Since we probably don't want to make any calls to a database, API etc. in that case, the update_model methods will return a bool to let you know if there was an error.

The subscribed observers will be notified either way and the model will thus be rendered. MvpView.render() will try to assign fields that are instances of ErrorMessage to the error_text property of the control that the associated ref points to. This means that you should only use this technique for model fields that are associated with controls that actually have that property, like TextField or Dropdown.

Protocols

Ever heard of duck typing? It's based on the well-known adage: "If it looks like a duck, swims like a duck, and quacks like a duck, then it probably is a duck." In Python, it is also called structural subtyping and is implemented using something called Protocol classes.

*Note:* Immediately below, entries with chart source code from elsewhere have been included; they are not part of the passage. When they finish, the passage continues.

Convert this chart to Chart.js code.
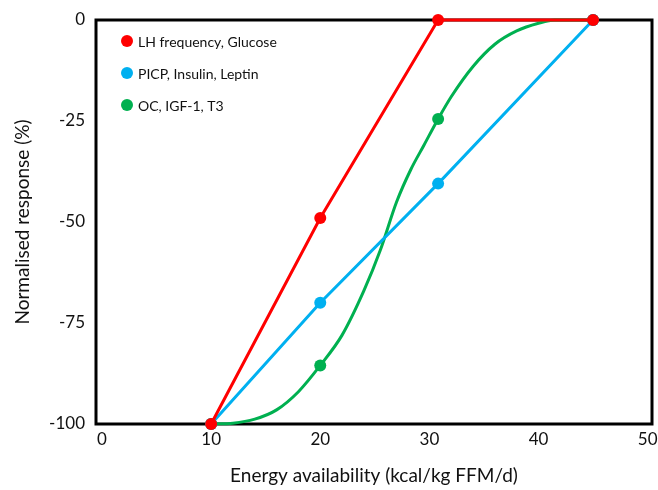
<!DOCTYPE html>
<html><head><meta charset="utf-8">
<script src="https://cdn.jsdelivr.net/npm/chart.js@4"></script>
<style>html,body{margin:0;padding:0;background:#fff}#wrap{width:658px;height:490px}</style>
</head><body><div id="wrap"><canvas id="c" width="658" height="490"></canvas></div>
<script>
const xTicks = [0, 10, 20, 30, 40, 50];
const yTicks = [0, -25, -50, -75, -100];
const seriesNames = ['LH frequency, Glucose', 'PICP, Insulin, Leptin', 'OC, IGF-1, T3'];
const seriesColors = ['#FF0000', '#00B0F0', '#00B050'];

const lhX = [10, 20, 30.8, 45];
const lhY = [-100, -49, 0, 0];

const picpX = [10, 20, 30.8, 45];
const picpY = [-100, -70, -40.5, 0];

const ocX = [10, 12, 14, 16, 18, 20, 22, 24, 25.5, 27, 28.3, 29.5, 30.8, 32, 34, 36, 38, 40, 41.5, 45];
const ocY = [-100, -99.8, -98.8, -96.5, -92, -85.5, -78, -67, -57, -45, -37, -31, -24.5, -19, -11.5, -6, -2.7, -0.8, 0, 0];
const ocMarkedX = [10, 20, 30.8, 45];

const FONT = 'Lato, "Open Sans", sans-serif';
const toPts = (xs, ys) => xs.map((x, i) => ({x: x, y: ys[i]}));

const frame = {
  id: 'frame',
  beforeDatasetsDraw(chart) {
    const {ctx, chartArea: a} = chart;
    ctx.save();
    ctx.lineWidth = 3;
    ctx.strokeStyle = '#000';
    ctx.strokeRect(a.left, a.top, a.right - a.left, a.bottom - a.top);
    ctx.restore();
  }
};

const insideLegend = {
  id: 'insideLegend',
  afterDraw(chart) {
    const {ctx, chartArea: a} = chart;
    ctx.save();
    chart.data.datasets.forEach((ds, i) => {
      const cx = a.left + 31, cy = a.top + 21 + i * 32;
      ctx.beginPath();
      ctx.arc(cx, cy, 6, 0, Math.PI * 2);
      ctx.fillStyle = ds.borderColor;
      ctx.fill();
      ctx.fillStyle = '#111';
      ctx.font = '14px ' + FONT;
      ctx.textBaseline = 'middle';
      ctx.textAlign = 'left';
      ctx.fillText(ds.label, cx + 11, cy + 1);
    });
    ctx.restore();
  }
};

new Chart(document.getElementById('c'), {
  type: 'line',
  data: {
    datasets: [
      {label: seriesNames[0], data: toPts(lhX, lhY), borderColor: seriesColors[0], backgroundColor: seriesColors[0],
       borderWidth: 3, pointRadius: 6, pointBorderWidth: 0, tension: 0, clip: false},
      {label: seriesNames[1], data: toPts(picpX, picpY), borderColor: seriesColors[1], backgroundColor: seriesColors[1],
       borderWidth: 3, pointRadius: 6, pointBorderWidth: 0, tension: 0, clip: false},
      {label: seriesNames[2], data: toPts(ocX, ocY), borderColor: seriesColors[2], backgroundColor: seriesColors[2],
       borderWidth: 3, pointRadius: ocX.map(x => ocMarkedX.includes(x) ? 6 : 0), pointBorderWidth: 0,
       cubicInterpolationMode: 'monotone', clip: false}
    ]
  },
  options: {
    responsive: false,
    devicePixelRatio: 1,
    animation: false,
    layout: {padding: {top: 20, right: 1, left: 0, bottom: 0}},
    plugins: {legend: {display: false}, tooltip: {enabled: false}},
    scales: {
      x: {
        type: 'linear', min: -0.55, max: 50.4,
        afterBuildTicks: s => { s.ticks = xTicks.map(v => ({value: v})); },
        grid: {display: false, drawTicks: false},
        border: {display: false},
        ticks: {padding: 5, color: '#111', font: {family: FONT, size: 17}, maxRotation: 0},
        title: {display: true, text: 'Energy availability (kcal/kg FFM/d)', color: '#111',
                font: {family: FONT, size: 19}, padding: {top: 0, bottom: 3}},
        afterFit: s => { s.height = 66; s.paddingLeft = 0; s.paddingRight = 0; }
      },
      y: {
        min: -100, max: 0,
        afterBuildTicks: s => { s.ticks = yTicks.map(v => ({value: v})); },
        grid: {display: false, drawTicks: false},
        border: {display: false},
        ticks: {padding: 11, color: '#111', font: {family: FONT, size: 17}},
        title: {display: true, text: 'Normalised response (%)', color: '#111',
                font: {family: FONT, size: 19}, padding: {top: 11, bottom: 0}},
        afterFit: s => { s.width = 96; s.paddingTop = 0; s.paddingBottom = 0; }
      }
    }
  },
  plugins: [frame, insideLegend]
});
</script>
</body></html>
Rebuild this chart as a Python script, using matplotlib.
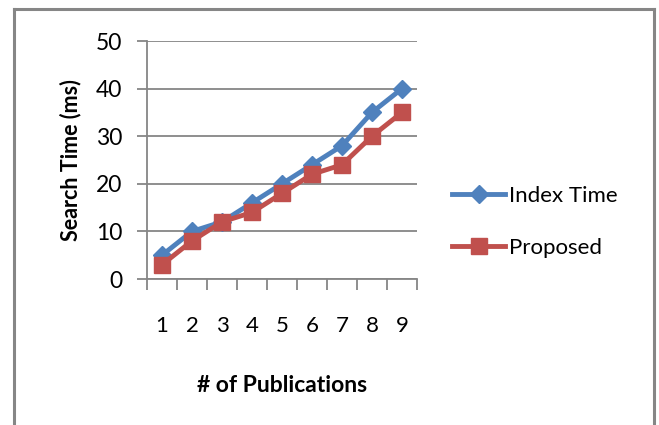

This means that a class that conforms to the structure defined by such a Protocol class can be considered a subtype of said class without actually inheriting from it. This is incredibly useful if one aims to achieve loose coupling or avoid circular dependencies in a program.

In our case, we want to achieve both. Take the relationship of View and Presenter: the View needs an instance of the Presenter in order to call its intent handlers and the Presenter needs an instance of the View in order to call its render() and build() methods.

We therefore define a Protocol class for each. They only contain the minimal interface the other needs to know about, which is the intent handlers in case of the Presenter and the render() and build() methods in case of the View. Since the latter are already included in MvpView, fletched provides a MvpViewProtocol class that you can use, so you only need to define a protocol for the Presenter.